Zdaniem mec. Rogalskiego, materiały te zna także Edmund Klich. A wynikać ma z nich, że jakaś część winy za katastrofę ma spoczywać na srtonie rosyjskiej, a w szczególności na osobach odpowiedzialnych za przekazywanie załodze samolotu m.in. informacji o warunkach na lotnisku.
Pełnomocnik rodziny Kaczyński, Gosiewski, Putrów i Natalli-Świat zdradził, że informacje te mają wkrótce zostać ujawnione przez Prokuraturę Wojskową. Tłumaczył, że on sam nie może nic więcej powiedzieć.
Z drugiej strony zapewniał, że jest zadowolony z pracy polskiej prokuratury. "Ale polskie śledztwo, jeżeli nie będzie miało dostępu do materiałów rosyjskich, to utknie. Do tej pory bardzo mało materiałów zostało przekazanych i to jest bardzo niepokojące" - przekonywał mec. Rogalski.
Jego słowa sceptycznie przyjął były pilot wojskowy Michał Fiszer. "Wierzyć mi się nie chce, żeby Edmund Klich kłamał. Opieramy się na tym, co mówi, a z tego wynika, że wina pilotów jest. W takich sytuacjach jakąś winę ponosi także nawigator. W takich warunkach lotnisko powinno być zamknięte. Wielu ludzi zawiniło" - mówił.
>>> Czytaj także: Piloci lądowali. "To niemal samobójstwo"

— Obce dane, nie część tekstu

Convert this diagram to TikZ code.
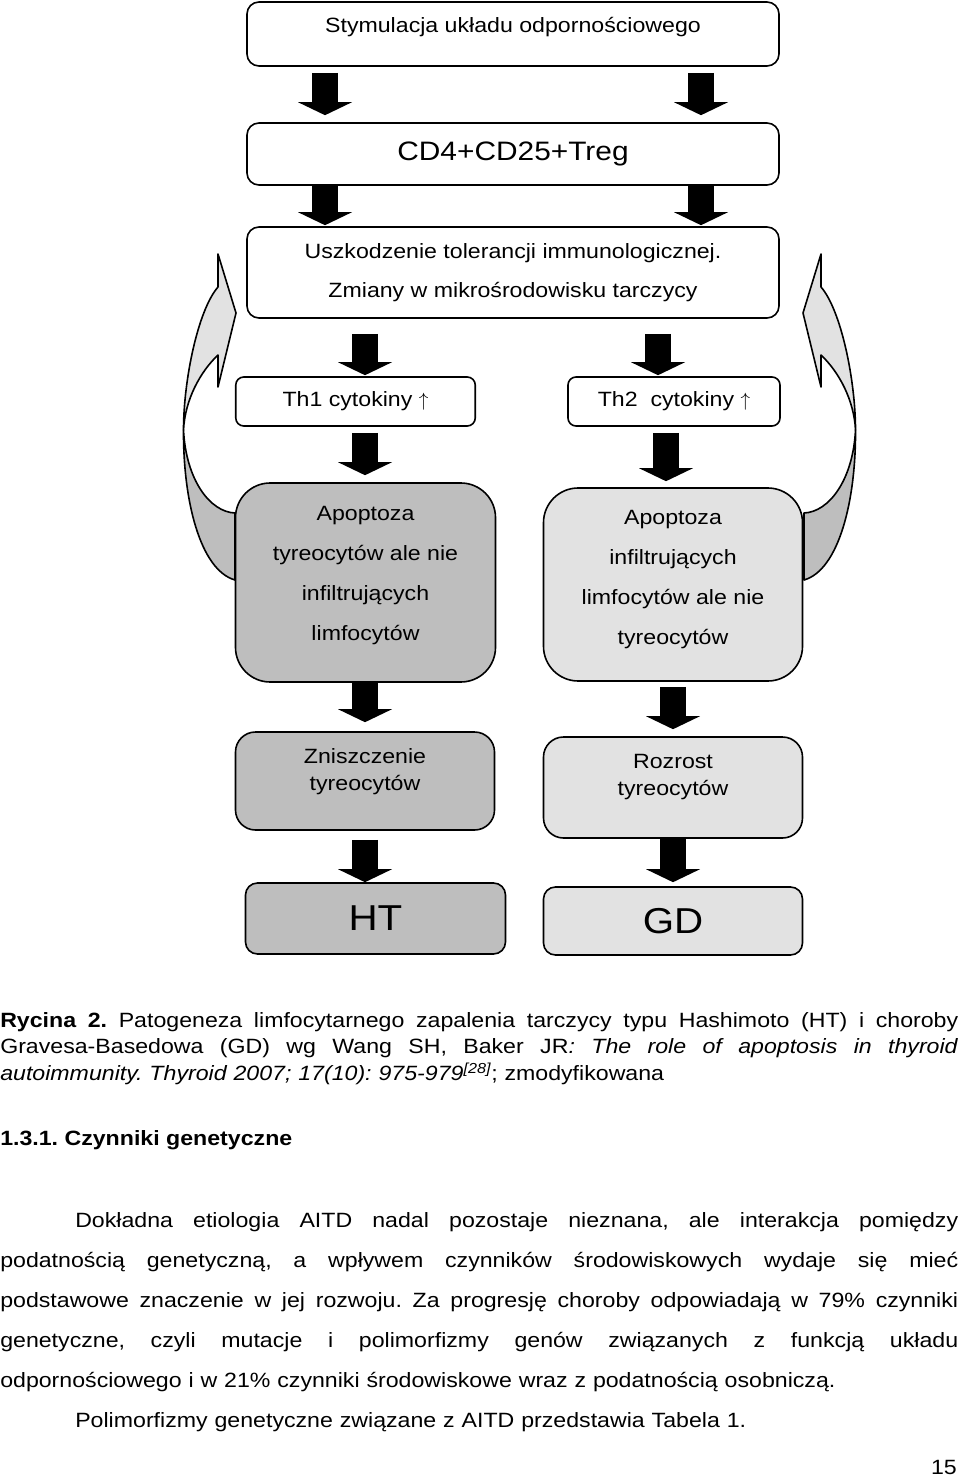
\documentclass[tikz,border=0pt]{standalone}
\usepackage{fontspec}
\setmainfont{Liberation Sans}[FakeStretch=1.12]
\usepackage{tikz}
\usetikzlibrary{arrows.meta}
\definecolor{dkgray}{RGB}{190,190,190}
\definecolor{ltgray}{RGB}{226,226,226}
\newcommand{\bxfont}{\fontsize{15.5}{30}\selectfont}
\newcommand{\justline}[1]{{\spaceskip=\fontdimen2\font plus 1fil\xspaceskip=\spaceskip\makebox[718.5pt][s]{#1}}}
\newcommand{\indline}[1]{\hspace*{56.25pt}{\spaceskip=\fontdimen2\font plus 1fil\xspaceskip=\spaceskip\makebox[662.25pt][s]{#1}}}
\frenchspacing

\begin{document}
\begin{tikzpicture}[
x=0.75pt, y=-0.75pt,
box/.style={
  draw,
  line width=1.2pt,
  rounded corners=9pt,
  inner sep=0pt,
  font=\bxfont,
  align=center
  },
txt/.style={
  inner sep=0pt,
  align=center
  },
blk/.style={
  line width=19.5pt,
  -{Triangle[width=40.5pt,length=9.75pt,line width=0pt]}
  },
side/.style={
  draw,
  line width=1.2pt,
  line join=round
  }
]
\useasboundingbox (0,0) rectangle (960,1483);

% curved arrows at both sides
\foreach \sx/\ox in {1/0,-1/1039} {
\begin{scope}[shift={(\ox,0)},xscale=\sx]
  \path[side, fill=dkgray] (183.5,430) .. controls (186,480) and (210,512) .. (235,513)
    -- (235,580) .. controls (200,570) and (183,500) .. (183.5,430) -- cycle;
  \path[side, fill=ltgray] (218,254) -- (236,313) -- (218,387) -- (218,355)
    .. controls (200,372) and (185,400) .. (183.5,430)
    .. controls (183.5,380) and (198,310) .. (218,287) -- cycle;
\end{scope}
}

\node[box, minimum width=399pt, minimum height=48pt,
  label={[txt, font=\bxfont, yshift=5pt]center:Stymulacja układu odpornościowego}] (stym) at (513,34) {};
\node[box, minimum width=399pt, minimum height=46.5pt, font=\fontsize{20}{24}\selectfont] (cd4) at (513,154) {CD4+CD25+Treg};
\node[box, minimum width=399pt, minimum height=68.25pt, font=\fontsize{15.5}{29.25}\selectfont] (usz) at (513,272.5)
  {Uszkodzenie tolerancji immunologicznej.\\Zmiany w mikrośrodowisku tarczycy};
\node[box, rounded corners=6pt, minimum width=179.6pt, minimum height=36.75pt] (th1) at (355.5,401.5) {Th1 cytokiny $\uparrow$};
\node[box, rounded corners=6pt, minimum width=159pt, minimum height=36.75pt] (th2) at (674,401.5) {Th2~ cytokiny $\uparrow$};
\node[box, fill=dkgray, rounded corners=26pt, minimum width=195pt, minimum height=149.25pt,
  label={[txt, font=\bxfont, yshift=5.6pt]center:Apoptoza\\tyreocytów ale nie\\infiltrujących\\limfocytów}] (apl) at (365.5,582.5) {};
\node[box, fill=ltgray, rounded corners=26pt, minimum width=194.25pt, minimum height=144.75pt,
  label={[txt, font=\bxfont, yshift=3.4pt]center:Apoptoza\\infiltrujących\\limfocytów ale nie\\tyreocytów}] (apr) at (673,584.5) {};
\node[box, fill=dkgray, rounded corners=15pt, minimum width=194.25pt, minimum height=73.5pt,
  label={[txt, font=\fontsize{15.5}{20.25}\selectfont, yshift=7.1pt]center:Zniszczenie\\tyreocytów}] (zn) at (365,781) {};
\node[box, fill=ltgray, rounded corners=15pt, minimum width=194.25pt, minimum height=75.75pt,
  label={[txt, font=\fontsize{15.5}{20.25}\selectfont, yshift=7.9pt]center:Rozrost\\tyreocytów}] (roz) at (673,787.5) {};
\node[box, fill=dkgray, minimum width=195pt, minimum height=53.25pt, font=\fontsize{27}{30}\selectfont] (ht) at (375.5,918.5) {HT};
\node[box, fill=ltgray, minimum width=194.25pt, minimum height=51pt, font=\fontsize{27}{30}\selectfont] (gd) at (673,921) {GD};

\coordinate (cA) at (325,0);
\coordinate (cB) at (701,0);
\coordinate (cC) at (365,0);
\coordinate (cD) at (658,0);
\coordinate (cE) at (666,0);
\coordinate (cF) at (673,0);
\foreach \src/\dst/\col/\sa/\sb in {
  stym/cd4/cA/4.5/5.25, stym/cd4/cB/4.5/5.25,
  cd4/usz/cA/0/0.75, cd4/usz/cB/0/0.75,
  usz/th1/cC/11.25/0.75, usz/th2/cD/11.25/0.75,
  th1/apl/cC/4.5/5.25, th2/apr/cE/4.5/4.5,
  apl/zn/cC/0/6.75, apr/roz/cF/3.75/5.25,
  zn/ht/cC/6.75/0, roz/gd/cF/0/3}
  \draw[blk, shorten <=\sa pt, shorten >=\sb pt] (\src.south -| \col) -- (\dst.north -| \col);

% page text below the figure
\node[anchor=base west, inner sep=0pt, text width=718.5pt, align=left, font=\fontsize{15.5}{19.9}\selectfont] (capt) at (0,1027)
  {\justline{\textbf{Rycina 2.} Patogeneza limfocytarnego zapalenia tarczycy typu Hashimoto (HT) i choroby}\\
   \justline{Gravesa-Basedowa (GD) wg Wang SH, Baker JR\textit{: The role of apoptosis in thyroid}}\\
   \textit{autoimmunity. Thyroid 2007; 17(10): 975-979\textsuperscript{[28]}}; zmodyfikowana};
\node[anchor=base west, inner sep=0pt, font=\fontsize{15.5}{19.9}\selectfont\bfseries] (sec) at (0,1145) {1.3.1. Czynniki genetyczne};
\node[anchor=base west, inner sep=0pt, text width=718.5pt, align=left, font=\fontsize{15.5}{30}\selectfont] (body) at (0,1227)
  {\indline{Dokładna etiologia AITD nadal pozostaje nieznana, ale interakcja pomiędzy}\\
   \justline{podatnością genetyczną, a wpływem czynników środowiskowych wydaje się mieć}\\
   \justline{podstawowe znaczenie w jej rozwoju. Za progresję choroby odpowiadają w 79\% czynniki}\\
   \justline{genetyczne, czyli mutacje i polimorfizmy genów związanych z funkcją układu}\\
   odpornościowego i w 21\% czynniki środowiskowe wraz z podatnością osobniczą.\\
   \hspace*{56.25pt}Polimorfizmy genetyczne związane z AITD przedstawia Tabela 1.};
\node[anchor=base east, inner sep=0pt, font=\fontsize{15.5}{18}\selectfont] (pnum) at (957,1474) {15};
\end{tikzpicture}
\end{document}
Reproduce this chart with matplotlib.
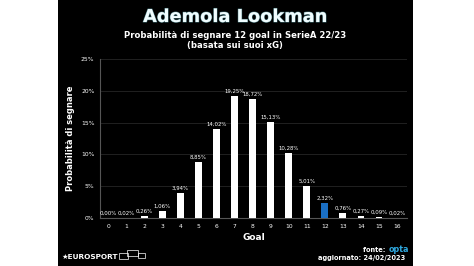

Edmund Klich stwierdził w radiowej "Trójce", że piloci tupolewa świadomie zeszli na wysokość 20 metrów. Według niego załoga posługiwała się radiowysokościomierzem, mierzącym faktyczną odległość od ziemi, a nie wysokościomierzem barometrycznym. Klich zastrzegł, że nie wie, na ile załoga zdawała sobie sprawę z pofałdowania terenu przed lotniskiem.
Sytuację, w której piloci nie wiedzieli, gdzie dokładnie znajduje się pas, ale zdecydowali się zejść tak nisko, Fiszer określił jako "niemal samobójstwo". Zdaniem Klicha błąd był związany z brakiem szkoleń postępowania w sytuacjach awaryjnych na symulatorze.